Sunday 18 March 2012

Juvenile Justice

The administration of modern juvenile justice is very different from the early common law as the state of the rights of children who committed crimes in early common law were not given any special treatment because they were considered as adults. At common law, for instance, the minimum age of criminal responsibility was set as young as
seven years, and children guilty of crimes were imprisoned. The principle of the best interests of the child or “the child’s welfare” was recognised by the common law courts in the early twentieth century.
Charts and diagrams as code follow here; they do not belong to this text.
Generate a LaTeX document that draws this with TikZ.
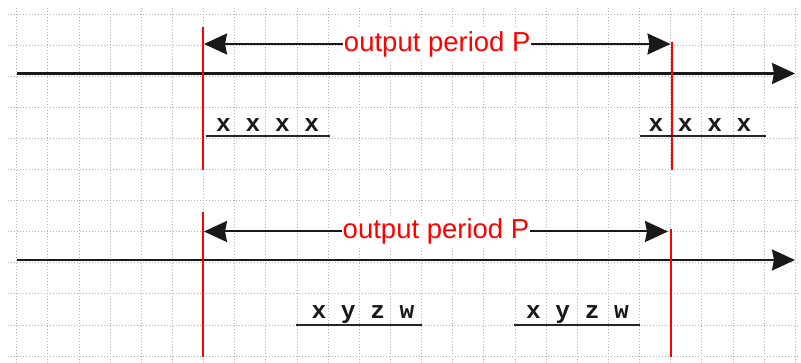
\documentclass[tikz,border=0pt]{standalone}
\usepackage{fontspec}
\setmainfont{Liberation Sans}
\newfontfamily\codefont{Liberation Mono}
\usetikzlibrary{arrows.meta}
\definecolor{pured}{HTML}{FF0000}
\begin{document}
\begin{tikzpicture}[x=1pt,y=-1pt,
  gridline/.style={black!30, line width=0.8pt, dash pattern=on 1pt off 2pt},
  tip/.style={},
  timeline/.style={black!90, line width=2.4pt, -{Stealth[length=23pt,width=21pt,inset=2pt]}},
  period/.style={black!90, line width=2pt, {Stealth[length=23pt,width=21pt,inset=2pt]}-{Stealth[length=23pt,width=21pt,inset=2pt]}},
  periodlabel/.style={fill=white, text=pured, font=\fontsize{27.5}{27.5}\selectfont, inner xsep=0.5pt, inner ysep=3pt},
  redline/.style={pured, line width=2pt},
  code/.style={font=\codefont\bfseries\fontsize{24.5}{24.5}\selectfont, text=black!90, inner sep=0pt, anchor=base},
  uline/.style={black!85, line width=2pt}
]
\useasboundingbox (0,0) rectangle (801,363);
% grid
\foreach \i in {0,...,25} \draw[gridline] ({16.7+31.14*\i},8) -- ({16.7+31.14*\i},363);
\foreach \j in {0,...,11} \draw[gridline] (8,{14+31.1*\j}) -- (799,{14+31.1*\j});

% ---------- top diagram ----------
\coordinate (t1a) at (16.7,73.5);
\coordinate (t1b) at (795,73.5);
\draw[timeline] (t1a) -- (t1b);

\coordinate (r1t) at (203,27);   \coordinate (r1b) at (203,170);
\coordinate (r2t) at (671.5,42); \coordinate (r2b) at (671.5,170);
\draw[redline] (r1t) -- (r1b);
\draw[redline] (r2t) -- (r2b);

\coordinate (p1l) at (204,44);
\coordinate (p1r) at (670.5,44);
\draw[period] (p1l) -- node[periodlabel] (lab1) {output period P} (p1r);

\node[code] (c1) at (267.7,131.7) {x x x x};
\coordinate (u1a) at (205.7,136); \coordinate (u1b) at (330,136);
\draw[uline] (u1a) -- (u1b);

\node[code] (c2) at (700,131.7) {x x x x};
\coordinate (u2a) at (640,136); \coordinate (u2b) at (766,136);
\draw[uline] (u2a) -- (u2b);

% ---------- bottom diagram ----------
\coordinate (t2a) at (16.7,260);
\coordinate (t2b) at (795,260);
\draw[timeline] (t2a) -- (t2b);

\coordinate (r3t) at (203,212);   \coordinate (r3b) at (203,357);
\coordinate (r4t) at (670.5,229); \coordinate (r4b) at (670.5,357);
\draw[redline] (r3t) -- (r3b);
\draw[redline] (r4t) -- (r4b);

\coordinate (p2l) at (204,231.5);
\coordinate (p2r) at (668,231.5);
\draw[period] (p2l) -- node[periodlabel] (lab2) {output period P} (p2r);

\node[code] (c3) at (363,318.3) {x y z w};
\coordinate (u3a) at (296,324.7); \coordinate (u3b) at (421.7,324.7);
\draw[uline] (u3a) -- (u3b);

\node[code] (c4) at (577.5,318.3) {x y z w};
\coordinate (u4a) at (514.3,324.7); \coordinate (u4b) at (640,324.7);
\draw[uline] (u4a) -- (u4b);
\end{tikzpicture}
\end{document}
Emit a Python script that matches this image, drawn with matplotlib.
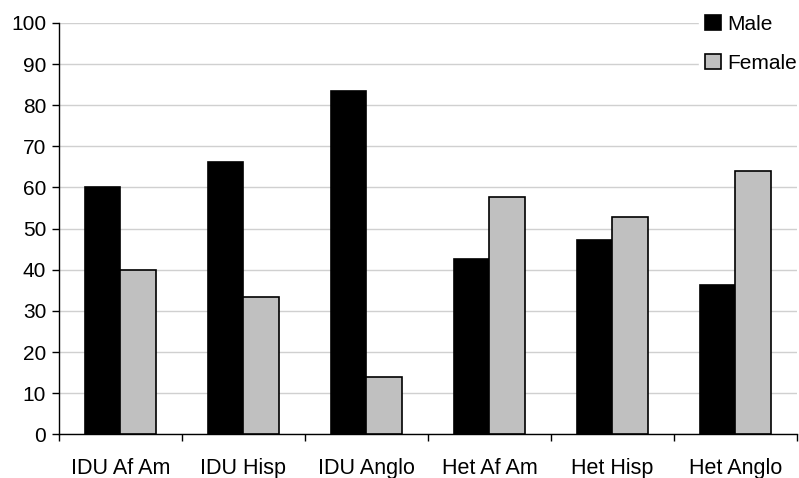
import numpy as np
import matplotlib
matplotlib.use("Agg")
import matplotlib.pyplot as plt

plt.rcParams['font.family'] = ['Liberation Sans', 'DejaVu Sans']

categories = ['IDU Af Am', 'IDU Hisp', 'IDU Anglo', 'Het Af Am', 'Het Hisp', 'Het Anglo']
male = [60, 66.3, 83.5, 42.5, 47.2, 36.2]
female = [40, 33.5, 13.9, 57.7, 52.8, 63.9]

fig = plt.figure(figsize=(7.99, 4.78), dpi=100)
ax = fig.add_axes([0.0735, 0.0914, 0.924, 0.8606])

x = np.arange(len(categories))
w = 0.29
ax.bar(x - w/2, male, w, color='black', edgecolor='black', linewidth=1.2, label='Male', zorder=3)
ax.bar(x + w/2, female, w, color='#c0c0c0', edgecolor='black', linewidth=1.2, label='Female', zorder=3)

ax.set_xlim(-0.5, len(categories) - 0.5)
ax.set_ylim(0, 100)
ax.set_yticks(range(0, 101, 10))
ax.set_xticks(x)
ax.set_xticklabels(categories)
ax.set_xticks(np.arange(-0.5, len(categories), 1), minor=True)
ax.tick_params(axis='x', which='major', length=0, pad=17, labelsize=15.5)
ax.tick_params(axis='x', which='minor', length=5, direction='out', width=1)
ax.tick_params(axis='y', length=5, width=1, pad=4, labelsize=15)

ax.grid(axis='y', color='#d0d0d0', linewidth=1, zorder=0)
ax.set_axisbelow(True)
for s in ['top', 'right']:
    ax.spines[s].set_visible(False)
ax.spines['left'].set_linewidth(1)
ax.spines['bottom'].set_linewidth(1)

leg = ax.legend(loc='upper right', bbox_to_anchor=(1.022, 1.06), frameon=True, fontsize=15,
                handlelength=0.75, handleheight=0.75, handletextpad=0.3, labelspacing=0.95,
                borderpad=0.3, fancybox=False)
leg.get_frame().set_edgecolor('white')
leg.get_frame().set_facecolor('white')
leg.get_frame().set_alpha(1)

fig.savefig('out.png', dpi=100)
The conception of the juvenile justice system in the late 1800s strived to reform US policies regarding youth offenders. Prior to this period, misbehaving juveniles in the US, like in other parts of Western Europe, often faced arrest by the police, initial placement in the local jail with adults, and eventual institutionalisation in a house of refuge or workhouse. In the US, juvenile justice in its earliest form was conceived and developed out of the need for a separate court for child offenders as a result of which the first Juvenile Court was established in Cook County under the 1899 Illinois Juvenile Court Act; and by 1945 every State in the US had a Juvenile Court. From the early 20th century, the Juvenile Court was transplanted to Western Europe; and in England, it was given legal recognition through the enactment of legislation specific for juvenile justice. The three models of juvenile justice—the welfarism, back to justice and corporatism—have impacted on the development of modern day juvenile justice.